The charges against those arrested at Standing Rock have become increasingly extreme. Those at the camps are consistently surrounded by various forms of law enforcement: DAPL security, the National Guard, the Morton County Police Department, the Bureau of Indian Affairs. The FBI is even investigating certain cases as domestic terrorism. Protesters are frequently hit with rubber bullets, tear gas, and unknown chemical agents, and they were famously sprayed with water in below-freezing temperatures. The Daily Beast’s Sandy Tolan called the situation “the Selma of the North.”

“We're here peacefully, singing, praying, practising our traditions, and we've been met with a horrifying force of militarised police,” says Hinman. “They treat us like they're exterminating bugs.”

“This pipeline was set to finish regardless of who won the election. The US government works hand in hand with the fossil fuel industry, it seems like it doesn't matter which party is in control” – Laura Hinman

She has several stories of aggressive police brutality. “Some of my brothers were driving from camp to the gas station one night and they were pulled over by Morton County PD. The officers got out of their car and started bashing the windows in with their batons. My brothers were arrested and all of their belongings were placed into evidence.”

“The other week when some people were setting up a new camp on the hill across from Oceti, 76 people were arrested,” she continues. “They were put on buses with either the windows down or air conditioner blasting (the weather in North Dakota has been hovering well below freezing). Men were stripped to their underwear and women to their base layers.”

The response to law enforcement has generally been completely non-violent. A few months ago, Hinman shot a jaw-dropping video of Native Americans peacefully thanking uniformed police.

The details she gives, along with hundreds of other news stories, are horrifying. And I am obviously far from objective – when I read the news about Standing Rock every day I’m aghast, and when the stories are applied to my friend of a decade I want to puke. But something beautiful about the art that Laura makes is that, in addition to giving outsiders a genuine, personal view of what’s happening at Standing Rock, she shows that life in the camps is peaceful, and often joyful.

“I get to sit by the fire at night listening to my elders speak fluently in Lakota,” she says. “I am learning more in these past few months than I have in my whole life. I get to learn songs, take part in ceremonies and practice traditional ways of life. I'm the luckiest girl in the world. Whenever I feel the heaviness of it all, that's how I choose to look at this experience.” 

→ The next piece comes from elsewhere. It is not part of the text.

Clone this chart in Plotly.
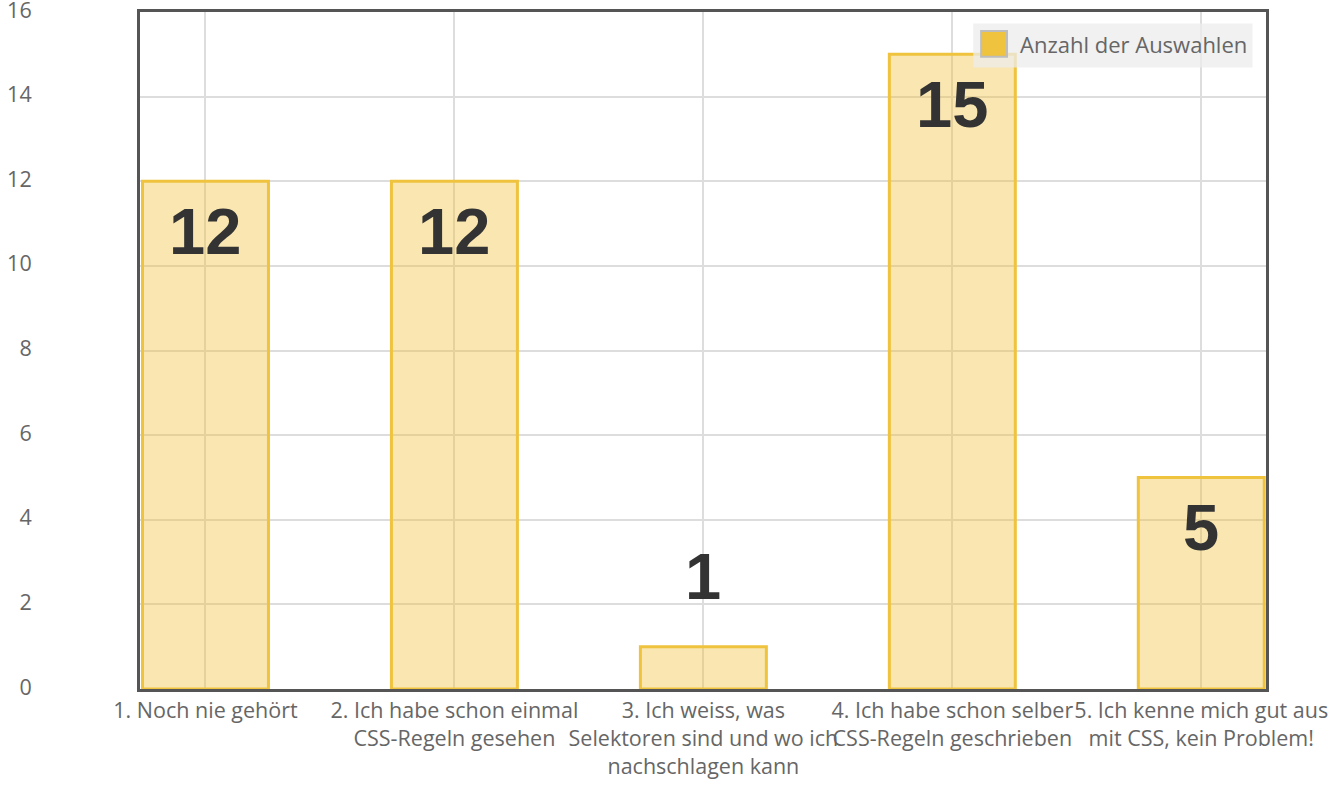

Laura’s videos and general online presence have helped to promote awareness for Standing Rock in New York – communities like 8 Ball Zines have attempted to pitch in and help, and many have been inspired to donate. And as far as what the general public can do to assist, Laura says that donation is difficult due to the evacuation, and that if you want to give money, it’s best to give to someone who is actually on the ground at Standing Rock, or wherever the new camp may be. She said that awareness and legal assistance are the biggest concerns right now.

“Through this experience, I'm learning things have to escalate in order for people to actually take notice and get moving,” she said. “Standing Rock is just one example of the US illegally overpowering Native Americans. This kind of injustice happens all the time, on all reservations. So I think this movement took off because people are sick of living this way. It's oppression. People are going to keep rising and uniting now, because of this escalation. And I think that goes for any group whose voices have been silenced.”